Medidata Blog
Medidata AI: New Research on Concurrence of CRS and ICANS in CAR T-cell Treatments
Chimeric antigen receptor (CAR) T-cell treatment is a promising immunotherapy for multiple hematological cancers, especially for patients who have exhausted other treatment options. While CAR-T therapy represents hope for these patients, it can come with serious and life-threatening side effects.
Cytokine Release Syndrome (CRS)—sometimes called a cytokine storm—is one of the most common CAR-T cell therapy side effects, caused by an overly excessive response to CAR-T treatments. Another is Immune Effector Cell Associated Neurotoxicity Syndrome (ICANS), which frequently occurs following a CRS event. Despite its impact on clinical development, the frequency, severity, and timing of ICANS incidents relative to CRS have not yet been studied in a diverse patient population.
Medidata’s prior work has extensively focused on understanding and predicting the likelihood of a patient experiencing a CRS event. The work presented at the 5th European CAR T-cell meeting, co-hosted by the EHA and the EBMT, builds upon this earlier, groundbreaking work and examines the association of ICANS and CRS.
Using the largest cohort of patients on CD19-targeted CAR-T therapies ever studied to date, the team analyzed 582 patients with relapsed or refractory B-Cell Acute Lymphoblastic Leukemia or Non Hodgkin’s Lymphoma.

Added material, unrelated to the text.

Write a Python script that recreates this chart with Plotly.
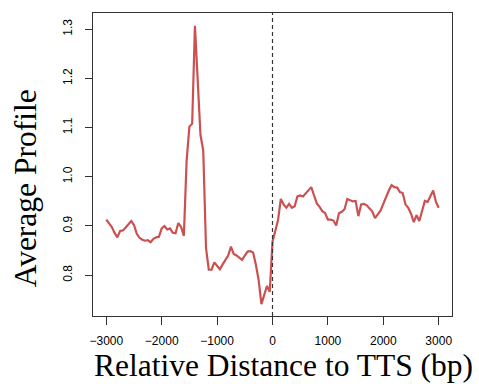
import plotly.graph_objects as go

positions = list(range(-3000, 3001, 50))
profile = [
    0.913, 0.905, 0.898, 0.886, 0.877, 0.890, 0.891, 0.897, 0.904, 0.910,
    0.902, 0.884, 0.876, 0.872, 0.870, 0.871, 0.867, 0.874, 0.877, 0.878,
    0.895, 0.900, 0.893, 0.895, 0.886, 0.885, 0.906, 0.898, 0.880, 1.033,
    1.102, 1.108, 1.307, 1.190, 1.085, 1.053, 0.855, 0.811, 0.811, 0.826,
    0.818, 0.812, 0.822, 0.830, 0.840, 0.858, 0.843, 0.840, 0.835, 0.831,
    0.840, 0.848, 0.849, 0.846, 0.821, 0.790, 0.741, 0.762, 0.778, 0.766,
    0.868, 0.890, 0.912, 0.955, 0.944, 0.937, 0.945, 0.937, 0.940, 0.960,
    0.962, 0.960, 0.966, 0.972, 0.979, 0.962, 0.946, 0.939, 0.930, 0.926,
    0.913, 0.913, 0.911, 0.901, 0.926, 0.929, 0.934, 0.955, 0.952, 0.950,
    0.951, 0.920, 0.944, 0.945, 0.942, 0.937, 0.930, 0.916, 0.924, 0.931,
    0.945, 0.960, 0.972, 0.983, 0.979, 0.978, 0.969, 0.967, 0.944, 0.937,
    0.925, 0.908, 0.922, 0.910, 0.930, 0.951, 0.949, 0.959, 0.972, 0.949,
    0.937,
]
x_ticks = [-3000, -2000, -1000, 0, 1000, 2000, 3000]
y_ticks = [0.8, 0.9, 1.0, 1.1, 1.2, 1.3]
x_title = "Relative Distance to TTS (bp)"
y_title = "Average Profile"

sans = "Liberation Sans, Arial, sans-serif"
serif = "Liberation Serif, Times New Roman, serif"

fig = go.Figure()
fig.add_trace(go.Scatter(x=positions, y=profile, mode="lines",
                         line=dict(color="#CC5050", width=2.2),
                         hoverinfo="skip", showlegend=False))

fig.add_shape(type="line", x0=0, x1=0, xref="x", y0=0, y1=1, yref="paper",
              line=dict(color="#333333", width=1.2, dash="4px,3px"))

fig.update_layout(
    width=479, height=384,
    margin=dict(l=93, r=27, t=13, b=68),
    paper_bgcolor="white", plot_bgcolor="white",
    xaxis=dict(range=[-3240, 3240], tickvals=x_ticks,
               ticktext=[str(v).replace("-", "\u2212") for v in x_ticks],
               showgrid=False, zeroline=False, showline=True, mirror=True,
               linecolor="#333333", linewidth=1, ticks="outside", ticklen=8,
               tickcolor="#333333", tickfont=dict(family=sans, size=12, color="black"),
               ticklabelstandoff=6),
    yaxis=dict(range=[0.717, 1.333], tickvals=y_ticks,
               ticktext=["0.8", "0.9", "1.0", "1.1", "1.2", "1.3"],
               showgrid=False, zeroline=False, showline=True, mirror=True,
               linecolor="#333333", linewidth=1, ticks="outside", ticklen=7,
               tickcolor="#333333", tickangle=-90,
               tickfont=dict(family=sans, size=12, color="black"),
               ticklabelstandoff=8),
    annotations=[
        dict(text=x_title, x=0.532, xref="paper", y=-0.162, yref="paper",
             xanchor="center", yanchor="middle", showarrow=False,
             font=dict(family=serif, size=31.5, color="black")),
        dict(text=y_title, x=-0.189, xref="paper", y=0.422, yref="paper",
             xanchor="center", yanchor="middle", showarrow=False, textangle=-90,
             font=dict(family=serif, size=31.5, color="black")),
    ],
)

fig.write_html("out.html")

They found ICANS occurrence and severity appear to be driven by CRS occurrence. But while CRS incidence can be decreased by administering a preemptive treatment with IL6R blockade or corticosteroids, these treatments do not directly target pathways underlying ICANS and therefore don’t lead to preventing incidence of ICANS. This means that ICANS management would require a distinct therapeutic approach.